The case concerned Mondelēz’s commercial practices that undermined the so-called parallel trade – when traders buy products in Member States where prices are lower in order to sell them in Member States where prices are higher.

“Parallel trade has huge potential if not restricted. It puts downward pressure on prices,” said Vestager, who is responsible for enforcing competition rules.

The Commission encourages parallel trade as a way to increase consumer choice and keep prices competitive.

Through its practice, which took place between 2006 and 2020, Mondelēz ensured that prices remained high by agreeing with traders whether they could sell in certain EU territories – the Commission identified 11 such separate agreements with seven traders.

At the same time, the American company blocked 11 exclusive distributors operating in some Member States from selling Mondelēz food products to consumers from other EU countries.

The Commission also found an abuse of dominance by removing Côte d’Or chocolate bars from the Dutch market to prevent them from being imported into Belgium, where Mondelēz sold them at higher prices.

The company also prevented a middleman in Germany from buying chocolates in Germany, where they were cheaper, and reselling them in Austria, Belgium, Bulgaria and Romania, where prices were higher.

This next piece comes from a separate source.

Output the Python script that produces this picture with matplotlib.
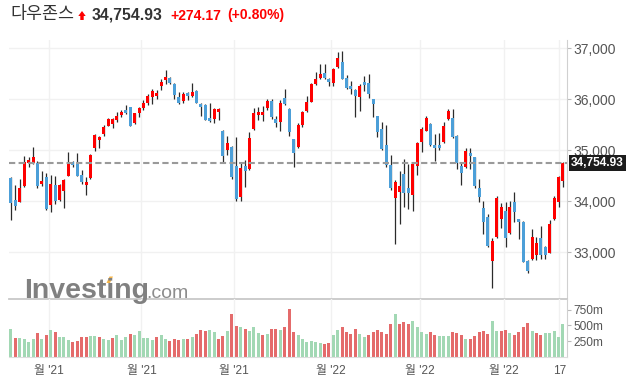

Contacted by Euronews, a Mondelēz spokesman said that “the decision relates to historic, isolated incidents, most of which had stopped or been remedied long before the Commission’s investigation.”

Many of these incidents concern a very limited part of Mondelēz International’s European business and were related to business transactions with brokers, which are typically conducted through sporadic and often one-off sales, a Mondelēz spokesman said.

The company announced that no further action would be necessary to fund the fine as it had already cleared the funds in 2023.